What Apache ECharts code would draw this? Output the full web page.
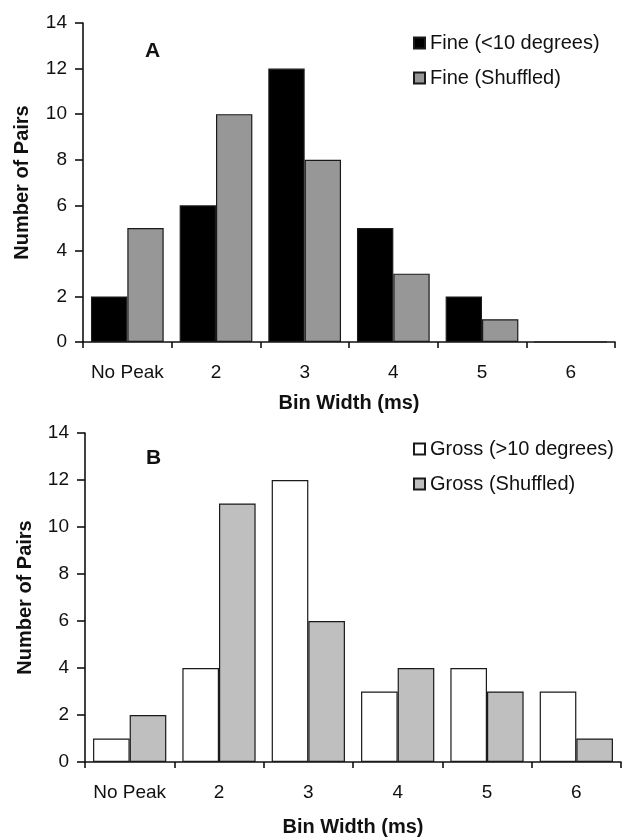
<!DOCTYPE html>
<html>
<head>
<meta charset="utf-8">
<script src="https://cdn.jsdelivr.net/npm/echarts@6/dist/echarts.min.js"></script>
<style>
  html, body { margin: 0; padding: 0; background: #fff; }
  #chart { width: 622px; height: 838px; }
</style>
</head>
<body>
<div id="chart"></div>
<script>
// ---- data ----
var categories = ['No Peak', '2', '3', '4', '5', '6'];
var fineNames = ['Fine (<10 degrees)', 'Fine (Shuffled)'];
var fineObserved = [2, 6, 12, 5, 2, 0];
var fineShuffled = [5, 10, 8, 3, 1, 0];
var grossNames = ['Gross (>10 degrees)', 'Gross (Shuffled)'];
var grossObserved = [1, 4, 12, 3, 4, 3];
var grossShuffled = [2, 11, 6, 4, 3, 1];
var yTicks = { min: 0, max: 14, interval: 2 };
var panelLabels = ['A', 'B'];
var xTitle = 'Bin Width (ms)';
var yTitle = 'Number of Pairs';

var FONT = '"Liberation Sans", Arial, Helvetica, sans-serif';
var chart = echarts.init(document.getElementById('chart'), null, { renderer: 'canvas' });

function xAxis(gridIndex, nameGap) {
  return {
    type: 'category', gridIndex: gridIndex, data: categories,
    boundaryGap: true,
    axisLine: { show: true, lineStyle: { color: '#111', width: 1.6 } },
    axisTick: { show: true, length: 6, inside: false, interval: 0, lineStyle: { color: '#111', width: 1.6 } },
    axisLabel: { fontFamily: FONT, fontSize: 19, color: '#111', margin: 21, interval: 0 },
    name: xTitle, nameLocation: 'middle', nameGap: nameGap,
    nameTextStyle: { fontFamily: FONT, fontSize: 20, fontWeight: 'bold', color: '#111' },
    splitLine: { show: false }
  };
}
function yAxis(gridIndex, nameGap) {
  return {
    type: 'value', gridIndex: gridIndex,
    min: yTicks.min, max: yTicks.max, interval: yTicks.interval,
    axisLine: { show: true, lineStyle: { color: '#111', width: 1.6 } },
    axisTick: { show: true, length: 8, inside: false, lineStyle: { color: '#111', width: 1.6 } },
    axisLabel: { fontFamily: FONT, fontSize: 19, color: '#111', margin: 16 },
    name: yTitle, nameLocation: 'middle', nameRotate: 90, nameGap: nameGap,
    nameTextStyle: { fontFamily: FONT, fontSize: 20, fontWeight: 'bold', color: '#111' },
    splitLine: { show: false }
  };
}
function barSeries(name, data, idx, fill) {
  return {
    type: 'bar', name: name, data: data,
    xAxisIndex: idx, yAxisIndex: idx,
    barGap: '0%', barCategoryGap: '18%',
    itemStyle: { color: fill, borderColor: '#1a1a1a', borderWidth: 1.2 },
    emphasis: { disabled: true },
    animation: false
  };
}
function legend(names, top) {
  return {
    data: names, orient: 'vertical', left: 408, top: top,
    itemWidth: 11, itemHeight: 11, itemGap: 15,
    icon: 'rect',
    textStyle: { fontFamily: FONT, fontSize: 20, color: '#111' },
    selectedMode: false
  };
}

chart.setOption({
  backgroundColor: '#fff',
  animation: false,
  grid: [
    { left: 83, right: 7, top: 23, height: 319 },
    { left: 85, right: 1, top: 433, height: 330 }
  ],
  title: [
    { text: panelLabels[0], left: 140, top: 36, textStyle: { fontFamily: FONT, fontSize: 21, fontWeight: 'bold', color: '#111' } },
    { text: panelLabels[1], left: 141, top: 443, textStyle: { fontFamily: FONT, fontSize: 21, fontWeight: 'bold', color: '#111' } }
  ],
  legend: [ legend(fineNames, 28), legend(grossNames, 434) ],
  xAxis: [ xAxis(0, 51), xAxis(1, 55) ],
  yAxis: [ yAxis(0, 51), yAxis(1, 50) ],
  series: [
    barSeries(fineNames[0], fineObserved, 0, '#000000'),
    barSeries(fineNames[1], fineShuffled, 0, '#979797'),
    barSeries(grossNames[0], grossObserved, 1, '#ffffff'),
    barSeries(grossNames[1], grossShuffled, 1, '#bfbfbf')
  ]
});
</script>
</body>
</html>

======

Aim of the task — Copy the listing over exactly, skipping the pictures it holds.

Task solution —
What Apache ECharts code would draw this? Output the full web page.
<!DOCTYPE html>
<html>
<head>
<meta charset="utf-8">
<script src="https://cdn.jsdelivr.net/npm/echarts@6/dist/echarts.min.js"></script>
<style>
  html, body { margin: 0; padding: 0; background: #fff; }
  #chart { width: 622px; height: 838px; }
</style>
</head>
<body>
<div id="chart"></div>
<script>
// ---- data ----
var categories = ['No Peak', '2', '3', '4', '5', '6'];
var fineNames = ['Fine (<10 degrees)', 'Fine (Shuffled)'];
var fineObserved = [2, 6, 12, 5, 2, 0];
var fineShuffled = [5, 10, 8, 3, 1, 0];
var grossNames = ['Gross (>10 degrees)', 'Gross (Shuffled)'];
var grossObserved = [1, 4, 12, 3, 4, 3];
var grossShuffled = [2, 11, 6, 4, 3, 1];
var yTicks = { min: 0, max: 14, interval: 2 };
var panelLabels = ['A', 'B'];
var xTitle = 'Bin Width (ms)';
var yTitle = 'Number of Pairs';

var FONT = '"Liberation Sans", Arial, Helvetica, sans-serif';
var chart = echarts.init(document.getElementById('chart'), null, { renderer: 'canvas' });

function xAxis(gridIndex, nameGap) {
  return {
    type: 'category', gridIndex: gridIndex, data: categories,
    boundaryGap: true,
    axisLine: { show: true, lineStyle: { color: '#111', width: 1.6 } },
    axisTick: { show: true, length: 6, inside: false, interval: 0, lineStyle: { color: '#111', width: 1.6 } },
    axisLabel: { fontFamily: FONT, fontSize: 19, color: '#111', margin: 21, interval: 0 },
    name: xTitle, nameLocation: 'middle', nameGap: nameGap,
    nameTextStyle: { fontFamily: FONT, fontSize: 20, fontWeight: 'bold', color: '#111' },
    splitLine: { show: false }
  };
}
function yAxis(gridIndex, nameGap) {
  return {
    type: 'value', gridIndex: gridIndex,
    min: yTicks.min, max: yTicks.max, interval: yTicks.interval,
    axisLine: { show: true, lineStyle: { color: '#111', width: 1.6 } },
    axisTick: { show: true, length: 8, inside: false, lineStyle: { color: '#111', width: 1.6 } },
    axisLabel: { fontFamily: FONT, fontSize: 19, color: '#111', margin: 16 },
    name: yTitle, nameLocation: 'middle', nameRotate: 90, nameGap: nameGap,
    nameTextStyle: { fontFamily: FONT, fontSize: 20, fontWeight: 'bold', color: '#111' },
    splitLine: { show: false }
  };
}
function barSeries(name, data, idx, fill) {
  return {
    type: 'bar', name: name, data: data,
    xAxisIndex: idx, yAxisIndex: idx,
    barGap: '0%', barCategoryGap: '18%',
    itemStyle: { color: fill, borderColor: '#1a1a1a', borderWidth: 1.2 },
    emphasis: { disabled: true },
    animation: false
  };
}
function legend(names, top) {
  return {
    data: names, orient: 'vertical', left: 408, top: top,
    itemWidth: 11, itemHeight: 11, itemGap: 15,
    icon: 'rect',
    textStyle: { fontFamily: FONT, fontSize: 20, color: '#111' },
    selectedMode: false
  };
}

chart.setOption({
  backgroundColor: '#fff',
  animation: false,
  grid: [
    { left: 83, right: 7, top: 23, height: 319 },
    { left: 85, right: 1, top: 433, height: 330 }
  ],
  title: [
    { text: panelLabels[0], left: 140, top: 36, textStyle: { fontFamily: FONT, fontSize: 21, fontWeight: 'bold', color: '#111' } },
    { text: panelLabels[1], left: 141, top: 443, textStyle: { fontFamily: FONT, fontSize: 21, fontWeight: 'bold', color: '#111' } }
  ],
  legend: [ legend(fineNames, 28), legend(grossNames, 434) ],
  xAxis: [ xAxis(0, 51), xAxis(1, 55) ],
  yAxis: [ yAxis(0, 51), yAxis(1, 50) ],
  series: [
    barSeries(fineNames[0], fineObserved, 0, '#000000'),
    barSeries(fineNames[1], fineShuffled, 0, '#979797'),
    barSeries(grossNames[0], grossObserved, 1, '#ffffff'),
    barSeries(grossNames[1], grossShuffled, 1, '#bfbfbf')
  ]
});
</script>
</body>
</html>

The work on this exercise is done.